Antexpo AŞ Genel Müdürü Murat Özer, yaş meyve sebze ve tarımsal ürün ihracatının artırılması için üreticilerin kooperatifleşmeye ağırlık vermesi gerektiğini söyledi. Avrupa'daki üretici kooperatiflerinin pazarlama konusunda uzman olduğunu ve Türkiye'de de bu modelin geliştirilmesi gerektiğini vurgulayan Özer, 'Çiftçiyi koruyacak olan da üretici kooperatifleridir. Üretici kooperatifleri de pazarlama konusunda geliştirilmeli' dedi.
Türk çiftçi ve üreticisinin temel sorunlarının finansa erişim ve lojistik olduğuna dikkat çeken Özer, 'Çiftçilerin bir diğer büyük sorunu, ön finansman ve lojistik destek eksikliğidir. Ürünlerin dalında fiyatlandırılması ve toplanması sürecinde, çiftçiler finansal olarak komisyoncu ihracatçılara bağımlı hale geliyor. Bu bağımlılık, çiftçilerin pazarlık gücünü zayıflatıyor ve gelirlerinin büyük bir kısmını aracı komisyonculara kaptırmalarına neden oluyor' diye konuştu.
Çiftçilerin gelirlerini artırabilir
Özer, Türkiye’de üretici kooperatiflerinin gözden geçirilerek yeniden yapılandırılması gerektiğini ve çiftçilerin ürünlerini pazarlayacak bilgi birikimine sahip olmalarının önemini vurguladı. Ayrıca, 'Çiftçilerin en büyük sorunlarından biri, ürünlerini pazarlayacak bilgi birikimine sahip olmamalarıdır. Bu durum hem yurt içi hem de yurt dışı pazarlarda geçerliliğini koruyor. Pazarlama konusunda yetersiz kalan çiftçiler, finansal birikime de sahip olamadıkları için aracıların insafına kalıyor. Yurt içi hallere giden ürünlerin finansmanı toptancı hallerindeki komisyoncular tarafından sağlanırken, yurt dışına ihraç edilecek malların finansmanı da ihracatçı komisyoncular tarafından gerçekleştiriliyor. Bu durum çiftçiyi finansal olarak bağımlı kılıyor. Çiftçiyi koruyacak olan da üretici kooperatifleridir. Üretici kooperatifleri de pazarlama konusunda geliştirilmeli. Devlet çiftçilere ön finansman sağlamalı. Bu sayede çiftçiler, ürünlerini kendileri pazarlayabilir ve ihracat yapabilir hale gelebilirler. Kooperatifleşme teşvik edilerek, çiftçilerin birlikte hareket etmeleri sağlanmalı. Bu, aracılara olan bağımlılığı azaltabilir ve çiftçilerin gelirlerini artırabilir. Çiftçilerin bilgi, beceri ve finansal destekle güçlendirilmesi, aracıların devreden çıkarılması ve kooperatifleşme ile çiftçilerin doğrudan pazara erişimi sağlanmalı. Bu, Türkiye'nin tarım sektöründe sürdürülebilir bir kalkınma için önemli adımlar olacaktır' şeklinde konuştu.

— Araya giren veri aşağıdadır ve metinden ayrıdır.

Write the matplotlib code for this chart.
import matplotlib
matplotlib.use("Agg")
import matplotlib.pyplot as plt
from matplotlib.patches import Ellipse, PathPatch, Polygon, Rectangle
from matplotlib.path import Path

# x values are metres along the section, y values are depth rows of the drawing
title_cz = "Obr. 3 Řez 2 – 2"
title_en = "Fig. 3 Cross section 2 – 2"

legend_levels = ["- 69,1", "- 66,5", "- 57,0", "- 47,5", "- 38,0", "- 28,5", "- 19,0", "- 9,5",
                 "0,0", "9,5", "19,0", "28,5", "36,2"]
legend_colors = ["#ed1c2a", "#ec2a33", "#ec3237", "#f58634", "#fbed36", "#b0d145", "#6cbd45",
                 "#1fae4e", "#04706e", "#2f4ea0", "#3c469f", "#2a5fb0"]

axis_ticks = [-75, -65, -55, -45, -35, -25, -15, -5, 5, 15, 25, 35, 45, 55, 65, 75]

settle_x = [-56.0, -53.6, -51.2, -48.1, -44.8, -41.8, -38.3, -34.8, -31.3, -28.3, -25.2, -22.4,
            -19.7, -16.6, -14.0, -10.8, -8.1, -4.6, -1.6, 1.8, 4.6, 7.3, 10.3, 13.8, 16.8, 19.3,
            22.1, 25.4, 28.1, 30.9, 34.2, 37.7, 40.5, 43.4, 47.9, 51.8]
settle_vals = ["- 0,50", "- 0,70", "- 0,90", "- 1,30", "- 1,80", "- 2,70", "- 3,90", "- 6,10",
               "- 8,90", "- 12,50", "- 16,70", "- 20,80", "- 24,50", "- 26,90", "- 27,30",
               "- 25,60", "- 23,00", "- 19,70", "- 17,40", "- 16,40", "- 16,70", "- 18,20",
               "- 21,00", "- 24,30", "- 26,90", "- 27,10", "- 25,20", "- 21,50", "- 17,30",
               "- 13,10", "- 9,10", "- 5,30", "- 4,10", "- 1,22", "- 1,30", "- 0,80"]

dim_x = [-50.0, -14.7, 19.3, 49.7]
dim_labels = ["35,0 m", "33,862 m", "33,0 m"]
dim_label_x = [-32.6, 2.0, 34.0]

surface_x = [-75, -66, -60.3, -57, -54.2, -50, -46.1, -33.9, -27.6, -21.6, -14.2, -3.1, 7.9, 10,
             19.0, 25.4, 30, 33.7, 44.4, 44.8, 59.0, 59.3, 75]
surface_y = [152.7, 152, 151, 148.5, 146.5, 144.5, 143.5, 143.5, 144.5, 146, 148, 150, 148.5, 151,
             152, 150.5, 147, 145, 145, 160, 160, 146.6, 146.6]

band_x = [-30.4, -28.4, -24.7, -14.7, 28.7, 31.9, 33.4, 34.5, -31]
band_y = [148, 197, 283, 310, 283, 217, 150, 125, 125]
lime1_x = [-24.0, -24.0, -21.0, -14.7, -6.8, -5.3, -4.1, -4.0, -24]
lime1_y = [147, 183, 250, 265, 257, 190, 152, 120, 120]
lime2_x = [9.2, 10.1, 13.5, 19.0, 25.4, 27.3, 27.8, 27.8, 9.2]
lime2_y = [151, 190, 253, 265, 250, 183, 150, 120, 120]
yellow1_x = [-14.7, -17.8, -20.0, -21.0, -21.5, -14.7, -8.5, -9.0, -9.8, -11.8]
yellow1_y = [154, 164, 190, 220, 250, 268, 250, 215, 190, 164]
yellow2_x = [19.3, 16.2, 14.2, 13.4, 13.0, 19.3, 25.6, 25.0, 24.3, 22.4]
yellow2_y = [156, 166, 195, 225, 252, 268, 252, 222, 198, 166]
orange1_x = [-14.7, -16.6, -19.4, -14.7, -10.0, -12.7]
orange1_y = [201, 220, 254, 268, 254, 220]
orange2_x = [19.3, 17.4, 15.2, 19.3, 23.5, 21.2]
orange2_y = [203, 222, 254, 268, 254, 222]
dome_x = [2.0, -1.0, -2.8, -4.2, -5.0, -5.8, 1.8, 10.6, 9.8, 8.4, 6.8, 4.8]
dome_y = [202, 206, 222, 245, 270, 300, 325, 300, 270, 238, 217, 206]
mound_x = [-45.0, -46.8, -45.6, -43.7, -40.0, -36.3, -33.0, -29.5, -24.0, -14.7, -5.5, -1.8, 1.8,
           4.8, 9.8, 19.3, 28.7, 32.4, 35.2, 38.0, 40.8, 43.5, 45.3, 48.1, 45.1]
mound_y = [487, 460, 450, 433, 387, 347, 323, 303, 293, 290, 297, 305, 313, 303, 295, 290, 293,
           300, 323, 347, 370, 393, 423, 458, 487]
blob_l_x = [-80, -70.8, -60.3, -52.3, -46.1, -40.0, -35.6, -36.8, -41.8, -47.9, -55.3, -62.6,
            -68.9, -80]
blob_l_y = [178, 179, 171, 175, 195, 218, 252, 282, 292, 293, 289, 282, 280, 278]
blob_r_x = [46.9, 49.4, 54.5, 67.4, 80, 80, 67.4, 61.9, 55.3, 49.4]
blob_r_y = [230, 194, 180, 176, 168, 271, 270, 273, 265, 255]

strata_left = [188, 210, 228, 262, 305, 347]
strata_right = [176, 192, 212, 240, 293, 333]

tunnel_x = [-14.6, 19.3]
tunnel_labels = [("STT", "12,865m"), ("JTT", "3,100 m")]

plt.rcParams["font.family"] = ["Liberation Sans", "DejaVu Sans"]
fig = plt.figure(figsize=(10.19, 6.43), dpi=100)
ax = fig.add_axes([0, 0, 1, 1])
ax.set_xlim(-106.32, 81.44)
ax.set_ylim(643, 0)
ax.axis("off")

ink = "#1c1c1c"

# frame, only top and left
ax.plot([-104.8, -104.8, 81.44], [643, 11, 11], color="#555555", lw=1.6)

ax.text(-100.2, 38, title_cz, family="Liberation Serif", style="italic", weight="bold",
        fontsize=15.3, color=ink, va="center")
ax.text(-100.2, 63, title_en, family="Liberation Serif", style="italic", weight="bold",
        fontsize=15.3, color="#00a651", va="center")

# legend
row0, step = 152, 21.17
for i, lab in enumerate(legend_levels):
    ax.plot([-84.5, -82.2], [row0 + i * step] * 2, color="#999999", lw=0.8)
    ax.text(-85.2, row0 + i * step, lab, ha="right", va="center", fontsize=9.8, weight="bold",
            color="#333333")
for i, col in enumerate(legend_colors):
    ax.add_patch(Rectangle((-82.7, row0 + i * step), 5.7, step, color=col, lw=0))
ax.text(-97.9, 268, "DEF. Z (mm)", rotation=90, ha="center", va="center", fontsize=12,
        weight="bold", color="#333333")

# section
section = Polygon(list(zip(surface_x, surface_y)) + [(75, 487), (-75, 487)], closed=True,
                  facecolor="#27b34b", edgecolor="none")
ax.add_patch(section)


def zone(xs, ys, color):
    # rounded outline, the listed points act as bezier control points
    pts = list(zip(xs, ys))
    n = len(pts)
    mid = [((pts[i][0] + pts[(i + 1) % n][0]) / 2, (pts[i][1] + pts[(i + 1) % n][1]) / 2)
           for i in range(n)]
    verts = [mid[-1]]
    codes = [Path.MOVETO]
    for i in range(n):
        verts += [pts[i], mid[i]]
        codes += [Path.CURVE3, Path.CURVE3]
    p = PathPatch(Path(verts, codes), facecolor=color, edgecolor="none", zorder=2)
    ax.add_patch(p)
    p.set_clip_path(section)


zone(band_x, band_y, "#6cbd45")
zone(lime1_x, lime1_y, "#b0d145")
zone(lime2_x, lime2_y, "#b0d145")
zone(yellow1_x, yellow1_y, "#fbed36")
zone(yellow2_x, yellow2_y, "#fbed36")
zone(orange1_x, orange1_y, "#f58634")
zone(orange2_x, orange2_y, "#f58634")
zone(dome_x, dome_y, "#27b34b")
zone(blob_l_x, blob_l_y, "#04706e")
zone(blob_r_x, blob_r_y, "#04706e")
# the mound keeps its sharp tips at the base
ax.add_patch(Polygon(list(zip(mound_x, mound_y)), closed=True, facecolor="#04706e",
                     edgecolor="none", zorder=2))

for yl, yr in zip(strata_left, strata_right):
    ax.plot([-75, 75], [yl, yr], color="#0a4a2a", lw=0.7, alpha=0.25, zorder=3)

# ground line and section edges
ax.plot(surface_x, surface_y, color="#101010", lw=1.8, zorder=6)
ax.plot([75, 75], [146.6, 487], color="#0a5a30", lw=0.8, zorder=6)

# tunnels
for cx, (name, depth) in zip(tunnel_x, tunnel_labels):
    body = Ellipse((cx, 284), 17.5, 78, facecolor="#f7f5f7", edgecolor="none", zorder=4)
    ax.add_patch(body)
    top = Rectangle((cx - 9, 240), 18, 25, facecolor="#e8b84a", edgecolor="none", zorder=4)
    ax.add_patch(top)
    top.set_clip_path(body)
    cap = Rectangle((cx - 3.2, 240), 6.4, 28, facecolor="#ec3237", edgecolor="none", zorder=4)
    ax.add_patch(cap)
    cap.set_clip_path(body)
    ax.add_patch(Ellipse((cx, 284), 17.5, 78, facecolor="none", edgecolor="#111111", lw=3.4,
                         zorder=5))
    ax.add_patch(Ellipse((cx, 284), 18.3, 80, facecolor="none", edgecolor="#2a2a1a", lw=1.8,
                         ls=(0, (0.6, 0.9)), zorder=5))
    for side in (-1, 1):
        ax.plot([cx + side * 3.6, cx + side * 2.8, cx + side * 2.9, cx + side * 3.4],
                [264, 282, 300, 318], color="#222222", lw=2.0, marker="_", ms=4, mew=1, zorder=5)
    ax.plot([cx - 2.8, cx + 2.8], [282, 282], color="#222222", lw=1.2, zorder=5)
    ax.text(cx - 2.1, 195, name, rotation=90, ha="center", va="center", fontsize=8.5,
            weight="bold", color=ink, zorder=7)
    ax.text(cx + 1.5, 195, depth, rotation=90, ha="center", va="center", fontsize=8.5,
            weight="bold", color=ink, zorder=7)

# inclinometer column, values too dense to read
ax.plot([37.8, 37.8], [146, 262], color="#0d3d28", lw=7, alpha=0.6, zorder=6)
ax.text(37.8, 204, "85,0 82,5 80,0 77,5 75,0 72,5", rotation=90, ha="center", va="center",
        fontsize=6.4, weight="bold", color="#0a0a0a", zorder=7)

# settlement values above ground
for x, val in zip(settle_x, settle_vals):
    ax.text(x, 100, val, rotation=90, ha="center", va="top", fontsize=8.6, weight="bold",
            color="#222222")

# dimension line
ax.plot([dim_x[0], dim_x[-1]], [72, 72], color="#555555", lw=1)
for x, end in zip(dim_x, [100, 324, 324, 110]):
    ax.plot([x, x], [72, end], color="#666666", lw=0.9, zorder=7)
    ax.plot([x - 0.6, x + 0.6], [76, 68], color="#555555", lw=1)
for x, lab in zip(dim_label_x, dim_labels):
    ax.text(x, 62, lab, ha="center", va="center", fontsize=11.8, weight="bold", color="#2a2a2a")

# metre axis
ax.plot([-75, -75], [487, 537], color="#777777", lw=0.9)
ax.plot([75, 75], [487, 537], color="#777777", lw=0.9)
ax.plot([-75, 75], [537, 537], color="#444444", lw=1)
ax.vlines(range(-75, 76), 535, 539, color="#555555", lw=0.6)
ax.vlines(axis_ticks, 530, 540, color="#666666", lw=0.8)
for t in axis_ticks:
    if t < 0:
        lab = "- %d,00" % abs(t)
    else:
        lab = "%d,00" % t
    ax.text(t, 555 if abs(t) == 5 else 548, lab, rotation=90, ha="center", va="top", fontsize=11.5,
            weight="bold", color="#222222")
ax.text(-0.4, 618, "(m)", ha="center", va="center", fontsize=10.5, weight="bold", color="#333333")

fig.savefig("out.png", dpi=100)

Türkiye için bu örnek alınabilir
İspanya'da çiftçilerin kooperatifler aracılığıyla desteklendiğini ve bu modelin Türkiye için de uygulanabilir olduğunu belirten Özer, 'Avrupa’da çiftçiler, bölgesel kalkınma ajansları ve kooperatifler aracılığıyla destekleniyor. Türkiye için bu örnek alınabilir. İspanya, domates üretiminde bu modeli başarılı bir şekilde uyguluyor. Bölgesel kooperatifler, çiftçilere tohum, gübre ve ilaç kullanımı konusunda yönlendirmeler yaparak alım garantisi veriyor. Bu model, çiftçilerin hem finansal hem de teknik olarak desteklenmesini sağlıyor' dedi.
Türkiye’nin en erkenci kayısısını üretiyor
Türkiye'nin erkenci kayısı üretimiyle ünlü Mut ilçesindeki çiftçilerin yaşadığı zorlukları anlatan Özer, 'Her ne kadar Malatya kayısısı ile ünlü olsa da Mut ilçesi Türkiye’nin en erkenci kayısısını üretiyor. Bu kayısı, diğer ürünlerden daha erken çıktığı için piyasada oldukça değerli. 2024 yılı ilk hasat döneminde, dalında erkenci kayısının fiyatı 40-50 TL seviyesindeydi. Aynı kayısı, Mersin'de 80-90 TL'ye, Almanya'da ise 11-13 euro (yaklaşık 600-650 TL) aralığında satıldı. Bu durum, çiftçinin ürünü dalında satmasının getirdiği finansal kaybı açıkça gösteriyor' diye konuştu.